Abstract

This chapter examines the idea of a universal rule of law in the work of early modern scholar Gottfried Wilhelm Leibniz. He developed a theory of universal justice by which he meant to keep universal moral and political structures in place while accommodating at the same time the newly emerging sovereign states. Leibniz was committed to the idea of a rule of natural law that governed sovereign powers, and he argued that European rulers should learn from Chinese moral and political philosophy and from the Chinese emperor, who was the more successful in being the moral and responsible political ruler that the law required. Leibniz’ universal jurisprudence is not a plea for universal uniformity. His universal rule of natural law and justice is an ideal for a pluralist world. In his writings on China, there is no civilizational inferiority-superiority language nor suggestions of incommensurability.

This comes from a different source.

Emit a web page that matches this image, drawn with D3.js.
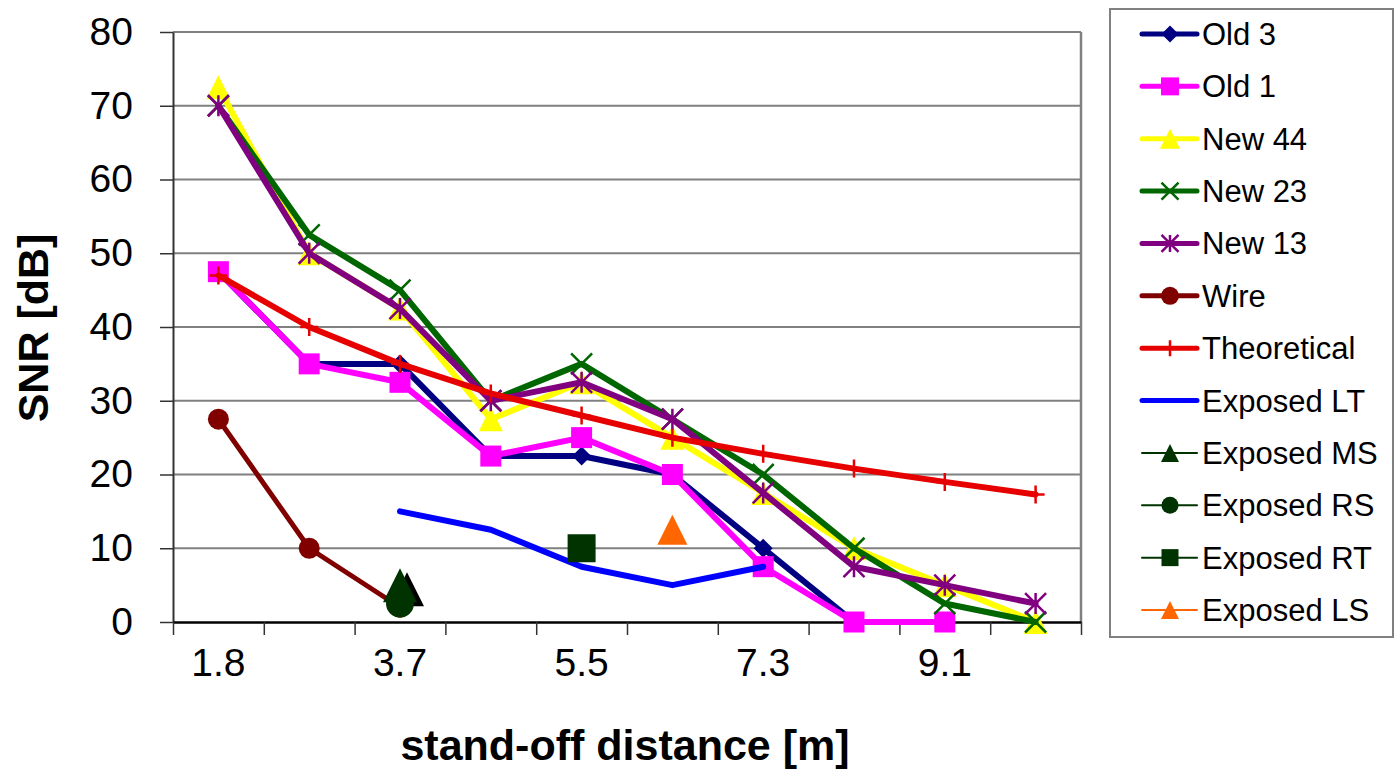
<!DOCTYPE html>
<html>
<head>
<meta charset="utf-8">
<script src="https://cdn.jsdelivr.net/npm/d3@7"></script>
<style>
  body { margin: 0; background: #fff; }
  svg { display: block; font-family: "Liberation Sans", Arial, sans-serif; }
</style>
</head>
<body>
<svg id="chart" width="1395" height="770"></svg>
<script>
// ---------- data ----------
const categories = ["1.8", "2.7", "3.7", "4.6", "5.5", "6.4", "7.3", "8.2", "9.1", "10.1"];
const yTicks = [0, 10, 20, 30, 40, 50, 60, 70, 80];

const old3        = [47.5, 35, 35, 22.5, 22.5, 20, 10, 0, 0, null];
const old1        = [47.5, 35, 32.5, 22.5, 25, 20, 7.5, 0, 0, null];
const new44       = [72.5, 50, 42.5, 27.5, 32.5, 25, 17.5, 10, 5, 0];
const new23       = [70, 52.5, 45, 30, 35, 27.5, 20, 10, 2.5, 0];
const new13       = [70, 50, 42.5, 30, 32.5, 27.5, 17.5, 7.5, 5, 2.5];
const wire        = [27.5, 10, 2, null, null, null, null, null, null, null];
const theoretical = [47, 40, 35, 31, 28, 25, 22.8, 20.8, 19, 17.3];
const exposedLT   = [null, null, 15, 12.5, 7.5, 5, 7.5, null, null, null];
const exposedMS   = [null, null, 5, null, null, null, null, null, null, null];
const exposedRS   = [null, null, 2.5, null, null, null, null, null, null, null];
const exposedRT   = [null, null, null, null, 10, null, null, null, null, null];
const exposedLS   = [null, null, null, null, null, 12.5, null, null, null, null];

const seriesNames = ["Old 3", "Old 1", "New 44", "New 23", "New 13", "Wire", "Theoretical",
  "Exposed LT", "Exposed MS", "Exposed RS", "Exposed RT", "Exposed LS"];
const seriesValues = [old3, old1, new44, new23, new13, wire, theoretical,
  exposedLT, exposedMS, exposedRS, exposedRT, exposedLS];

// ---------- styles ----------
const styles = [
  {color: "#000080", width: 6, marker: "diamond", size: 19, lsize: 17},
  {color: "#ff00ff", width: 6, marker: "square", size: 21, lsize: 18},
  {color: "#ffff00", width: 6, marker: "triangle", size: 24, lsize: 20},
  {color: "#006600", width: 6, marker: "x", size: 21, lsize: 17},
  {color: "#800080", width: 6, marker: "asterisk", size: 21, lsize: 17},
  {color: "#800000", width: 5, marker: "circle", size: 21, lsize: 18},
  {color: "#e60000", width: 6, marker: "plus", size: 18, lsize: 16},
  {color: "#0000ff", width: 6, marker: null, size: 0, lsize: 0},
  {color: "#003300", width: 2, marker: "triangle", size: 34, lsize: 18, shadow: true},
  {color: "#003300", width: 2, marker: "circle", size: 28, lsize: 17},
  {color: "#003300", width: 2, marker: "square", size: 28, lsize: 17},
  {color: "#ff6600", width: 2, marker: "triangle", size: 30, lsize: 18}
];

function markerPath(type, s) {
  const h = s / 2;
  switch (type) {
    case "diamond": return `M0,${-h}L${h},0L0,${h}L${-h},0Z`;
    case "square": return `M${-h},${-h}H${h}V${h}H${-h}Z`;
    case "triangle": return `M0,${-h}L${h},${h}L${-h},${h}Z`;
    case "circle": return `M${h},0A${h},${h} 0 1,1 ${-h},0A${h},${h} 0 1,1 ${h},0Z`;
    case "x": return `M${-h},${-h}L${h},${h}M${h},${-h}L${-h},${h}`;
    case "asterisk": return `M${-h},${-h}L${h},${h}M${h},${-h}L${-h},${h}M0,${-h}V${h}`;
    case "plus": return `M${-h},0H${h}M0,${-h}V${h}`;
  }
  return "";
}
const strokeMarkers = new Set(["x", "asterisk", "plus"]);

// ---------- layout ----------
const svg = d3.select("#chart");
const plot = {left: 173, right: 1081, top: 32, bottom: 622};

const x = d3.scaleBand().domain(categories).range([plot.left, plot.right]).padding(0);
const xIdx = d3.scaleLinear().domain([0, categories.length]).range([plot.left, plot.right]);
const y = d3.scaleLinear().domain([0, 80]).range([plot.bottom, plot.top]);
const cx = c => x(c) + x.bandwidth() / 2;

svg.append("rect").attr("width", 1395).attr("height", 770).attr("fill", "#fff");

// gridlines
svg.append("g").selectAll("line").data(yTicks.filter(t => t > 0)).join("line")
  .attr("x1", plot.left).attr("x2", plot.right)
  .attr("y1", d => y(d)).attr("y2", d => y(d))
  .attr("stroke", "#808080").attr("stroke-width", 2);
svg.append("line").attr("x1", plot.right).attr("x2", plot.right)
  .attr("y1", plot.top).attr("y2", plot.bottom)
  .attr("stroke", "#808080").attr("stroke-width", 2.5);

// y axis
const yAxis = svg.append("g").attr("transform", `translate(${plot.left},0)`)
  .call(d3.axisLeft(y).tickValues(yTicks).tickSize(13).tickSizeOuter(0).tickPadding(27));
yAxis.select(".domain").attr("stroke", "#333").attr("stroke-width", 2);
yAxis.selectAll(".tick line").attr("stroke", "#333").attr("stroke-width", 1.5);
yAxis.selectAll(".tick text").attr("font-size", 39).attr("fill", "#000")
  .attr("font-family", "Liberation Sans, Arial, sans-serif");

// x axis ticks at category boundaries
const xTickAxis = svg.append("g").attr("transform", `translate(0,${plot.bottom})`)
  .call(d3.axisBottom(xIdx).tickValues(d3.range(0, categories.length + 1)).tickSize(13)
    .tickSizeOuter(0).tickFormat(""));
xTickAxis.select(".domain").attr("stroke", "#000").attr("stroke-width", 2.5);
xTickAxis.selectAll(".tick line").attr("stroke", "#333").attr("stroke-width", 1.5);

// x axis labels (every other category)
const xLab = svg.append("g").attr("transform", `translate(0,${plot.bottom})`)
  .call(d3.axisBottom(x).tickSize(0).tickPadding(0)
    .tickFormat((d, i) => i % 2 === 0 ? d : ""));
xLab.select(".domain").remove();
xLab.selectAll(".tick text").attr("font-size", 39).attr("fill", "#000")
  .attr("dy", null).attr("y", 54)
  .attr("font-family", "Liberation Sans, Arial, sans-serif");

// axis titles
svg.append("text").attr("transform", "translate(48,328) rotate(-90)")
  .attr("text-anchor", "middle").attr("font-size", 43).attr("font-weight", "bold")
  .text("SNR [dB]");
svg.append("text").attr("x", 625).attr("y", 760)
  .attr("text-anchor", "middle").attr("font-size", 43).attr("font-weight", "bold")
  .text("stand-off distance [m]");

// series
const line = d3.line()
  .defined(d => d.v != null)
  .x(d => cx(d.c)).y(d => y(d.v));

const gSeries = svg.append("g");
seriesValues.forEach((vals, si) => {
  const st = styles[si];
  const pts = vals.map((v, i) => ({c: categories[i], v}));
  const g = gSeries.append("g");
  g.append("path").datum(pts).attr("d", line).attr("fill", "none")
    .attr("stroke", st.color).attr("stroke-width", st.width)
    .attr("stroke-linejoin", "round").attr("stroke-linecap", "round");
  if (st.marker) {
    const isStroke = strokeMarkers.has(st.marker);
    const valid = pts.filter(d => d.v != null);
    if (st.shadow) {
      g.selectAll("path.shadow").data(valid).join("path").attr("class", "shadow")
        .attr("transform", d => `translate(${cx(d.c) + 7},${y(d.v) + 4})`)
        .attr("d", markerPath(st.marker, st.size)).attr("fill", "#000");
    }
    g.selectAll("path.mk").data(valid).join("path").attr("class", "mk")
      .attr("transform", d => `translate(${cx(d.c)},${y(d.v)})`)
      .attr("d", markerPath(st.marker, st.size))
      .attr("fill", isStroke ? "none" : st.color)
      .attr("stroke", isStroke ? st.color : "none")
      .attr("stroke-width", isStroke ? 2.5 : 0);
  }
});

// legend
const lg = svg.append("g");
lg.append("rect").attr("x", 1110).attr("y", 9).attr("width", 283).attr("height", 628)
  .attr("fill", "#fff").attr("stroke", "#808080").attr("stroke-width", 2);
const lgY = d3.scalePoint().domain(seriesNames).range([34, 610]);
seriesNames.forEach((name, si) => {
  const st = styles[si];
  const yy = lgY(name);
  lg.append("line").attr("x1", 1142).attr("x2", 1197).attr("y1", yy).attr("y2", yy)
    .attr("stroke", st.color).attr("stroke-width", Math.min(st.width, 5))
    .attr("stroke-linecap", "round");
  if (st.marker) {
    const isStroke = strokeMarkers.has(st.marker);
    lg.append("path").attr("transform", `translate(1170,${yy})`)
      .attr("d", markerPath(st.marker, st.lsize))
      .attr("fill", isStroke ? "none" : st.color)
      .attr("stroke", isStroke ? st.color : "none")
      .attr("stroke-width", isStroke ? 2.5 : 0);
  }
  lg.append("text").attr("x", 1202).attr("y", yy + 11).attr("font-size", 31)
    .attr("fill", "#000").text(name);
});
</script>
</body>
</html>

China and Europe were different yet equal and they would need each other to critically assess and perfect themselves and humanity as a whole. Leibniz’s interest in Chinese moral and political thought testifies to his conviction that natural law — grounded on justice as ‘wise charity’ — is universal and that it governs the inner life of human beings, whether sovereign or subject. If internalised through a rational practice of self-cultivation and self-perfection, the international rule of law guides and constrains acts towards the perfection of the individual self as well as towards the realisation of ‘the empire of reason’, that is, a world order based on a universal rule of natural law and justice.